Significance: The SC received 46 applications for corporate proposals in the last quarter of 2012, which represents an increase of 31 percent compared to 35 applications in Q3 2012. There was also an increase in IPO applications received for the Main Market with six applications in Q4 2012, compared to five in the previous quarter.

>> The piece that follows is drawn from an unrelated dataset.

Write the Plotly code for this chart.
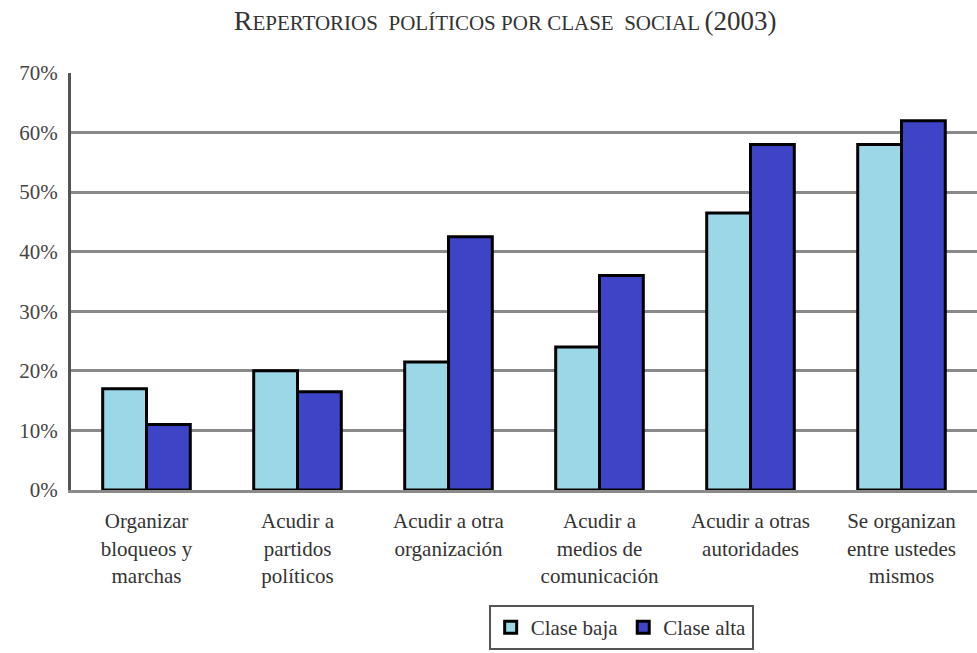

ECERDC In Talks For RM11b Worth of Investments
The East Coast Economic Region Development Council (ECERDC) is in various discussions with investors involving some RM11 billion worth of investments. According to the Chief Executive Officer Datuk Jebasingam Issace John, the majority of these talks have yet to be finalised, nonetheless, few are close to finalisation. Jebasingam said ECERDC has set a modest target of RM10 billion in committed investments this year, in which the council is likely to exceed this target. The expectation is based on the Malaysia-China Kuantan Industrial Park (MCKIP) project which will be launched today and the other investments which are coming into the East Coast Economic Region (ECER). In 2012, ECER secured RM12 billion worth of committed investments, RM2 billion more than the original target. He said this year, the launch of MCKIP which will involve the upgrading of Kuantan Port, will further boost ECER’s progress. “ECER is well-positioned now to be a competitive investment destination given the infrastructure and the strategic location of the port. With the incentives provided by the government, ECER is poised to become a high potential investment region,” he said.

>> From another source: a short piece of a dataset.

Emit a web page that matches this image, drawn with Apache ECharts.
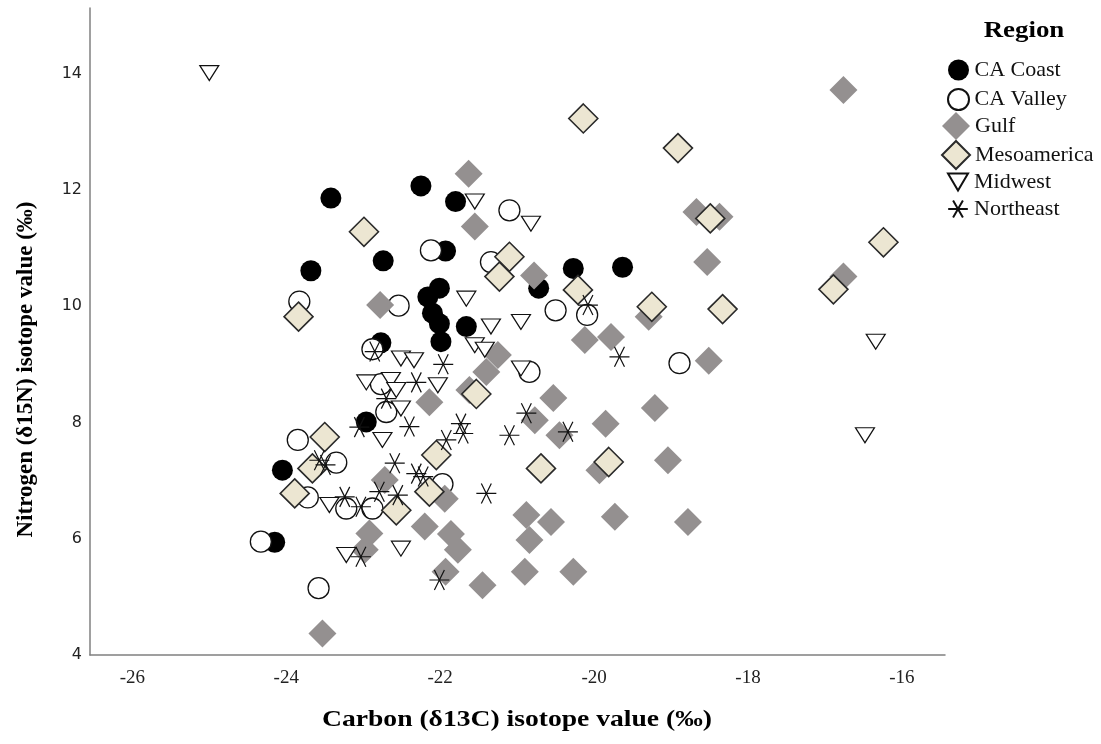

Significance: According to Jebasingam, the MCKIP project, which will see the first phase completed in 2015 if not earlier, will play a pivotal role in the socio-economic transformation of the region. Along with its sister park in China, the China-Malaysia Qinzhou Industrial Park, will promote cross-border movement of goods and services between Malaysia and China, for re-distribution worldwide.

Felda R&D Arm Making Profits Of More Than RM100m A Year
Felda Global Ventures Holdings’ (FGVH) associate company, Felda Agricultural Services (FASSB) has been registering earnings of over RM100 million per year from 2007 to 2011. FASSB, being one of the few oil palm research and development (R&D) units that is self-sustainable in Malaysia, had been paying out dividends over these years to reward its stakeholders. Currently the company’s major shareholders are Felda Holdings (a 49 percent owned subsidiary of FGVH) and Koperasi Permodalan Felda. FASSB was the only oil palm research unit that generated sufficient income to fund its operations in Malaysia, an analyst said. Its income is mainly contributed from the selling of planting materials. It was able to capture 35 percent of the planting material market, said its managing director S. Palaniappan. He further explained that the business was lucrative due to the intellectual patent. Last year, its oil palm nursery in Tekam, Pahang was considered the best by the Malaysian Palm Oil Board.
Significance: FASSB is also involved in the R&D formulation to support the group’s downstream processes. Palaniappan believes the downstream segment of Felda Group would pose vast potential for growth, and the unit would support the parent through the formulation enhancement and product development.